Articolo scritto da Enrico De Luca e Valentino Biasi
La Corte di cassazione, con la sentenza 21069/2015 , ha parzialmente cassato con rinvio la decisione della Corte d’appello di Roma che aveva riformato la sentenza del giudice di primo grado di rigetto della domanda proposta da un lavoratore finalizzata a ottenere la declaratoria di nullità del termine apposto ai contratti a tempo determinato intercorsi, il primo, tra novembre del 2000 e gennaio del 2001 per esigenze eccezionali, così come definite dalla contrattazione collettiva di settore e aziendale, e il secondo da maggio a giugno del 2002 e sottoscritto in base all’articolo 1 del Dlgs 368/2001.
In particolare la Corte d’appello di Roma, in accoglimento dell’appello, dichiarava la nullità dei contratti a termine con la prosecuzione del rapporto di lavoro dopo il mese di giugno del 2002, condannando inoltre il datore di lavoro a risarcire il danno subito dal dipendente in misura pari alle retribuzioni spettanti dalla messa in mora del datore di lavoro sino alla scadenza del terzo anno successivo alla cessazione del secondo contratto a tempo determinato.
Il datore di lavoro ha presentato ricorso in Cassazione. Con i primi tre motivi ha denunciava sotto diversi profili di violazione di legge e di vizio di motivazione la sentenza della Corte d’appello per aver ritenuto nullo il termine apposto al primo contratto, in quanto stipulato dopo la scadenza fissata dalla contrattazione collettiva di settore e aziendale.
La Suprema corte ha ritenuto infondati tali motivi visto che gli accordi sindacali hanno autorizzato assunzioni a termine per esigenze eccezionali sino a una determinata data, decorsa la quale le successive dovevano ritenersi illegittime per carenza del presupposto normativo.
Con i motivi dal quarto all’ottavo, il datore di lavoro ha censurato la sentenza nella parte in cui è stato ritenuto illegittimo il termine apposto al secondo contratto. Ad avviso della Corte questi motivi risultavano assorbiti dal rigetto dei primi tre. Con il nono motivo, invece, il datore denunciava violazione dei principi e delle norme di legge relative alla messa in mora e a alla corrispettività delle prestazioni. Secondo la Corte tale ultimo motivo era da ritenersi inammissibile, stante il contenuto del tutto generico e astratto.
Con ricorso incidentale, invece, il dipendente lamentava che, erroneamente, la Corte d’appello aveva limitato il risarcimento del danno alle retribuzioni maturate dalla messa in mora sino alla scadenza del triennio successivo alla cessazione del secondo contratto (per un totale di 10,5 mensilità), avendo quest’ultima ritenuto tale periodo «ragionevolmente sufficiente (…) a procurarsi nuova occupazione».

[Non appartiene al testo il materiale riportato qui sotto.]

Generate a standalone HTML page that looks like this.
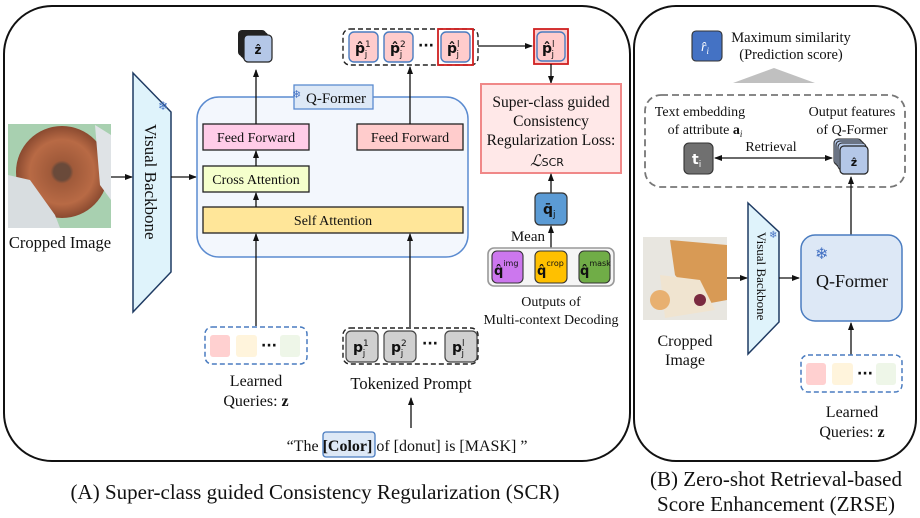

Ad avviso della Corte di cassazione, per risolvere la questione sollevata dal lavoratore, tenuto conto dello ius superveniens, è necessario comprendere se alla fattispecie in esame va applicato l’articolo 32 della legge 183/2010 oppure il decreto legislativo 81/2015. La Corte – evidenziato il carattere innovativo della disciplina contenuta nel decreto legislativo, «come tale idoneo a configurare una reale ipotesi di successione di leggi e non una mera riformulazione della medesima disciplina pregressa» – ha rilevato l’assenza nel Dlgs 81/2015 di una specifica disposizione che ne riconoscesse una efficacia transitoria, diversamente dall’articolo 32, comma 7, della legge 183/2010 che prevedeva espressamente l’applicabilità delle relative disposizioni a «tutti i giudizi (…) pendenti alla data di entrata in vigore».
In ragione di ciò, la Corte ha stabilito che i criteri per la determinazione dell’indennità in caso di trasformazione di contratto a tempo determinato contenuti nel Dlgs 81/2015, si applicano soltanto ai contratti di lavoro stipulati dalla data di entrata in vigore dello stesso (il 25 giugno 2015), perdurando invece l’applicazione dell’articolo 32 per i giudizi aventi ad oggetto contratti precedenti.
La Corte, riuniti i ricorsi, ha rigettato quello principale del datore di lavoro, mentre ha accoglieva – nei limiti dello ius superveniens – il ricorso incidentale del lavoratore, cassando conseguentemente la sentenza impugnata con rinvio alla Corte d’appello di Roma per la determinazione del dovuto in base all’articolo 32 della legge 183/2010, nei limiti del divieto di reformatio in peius.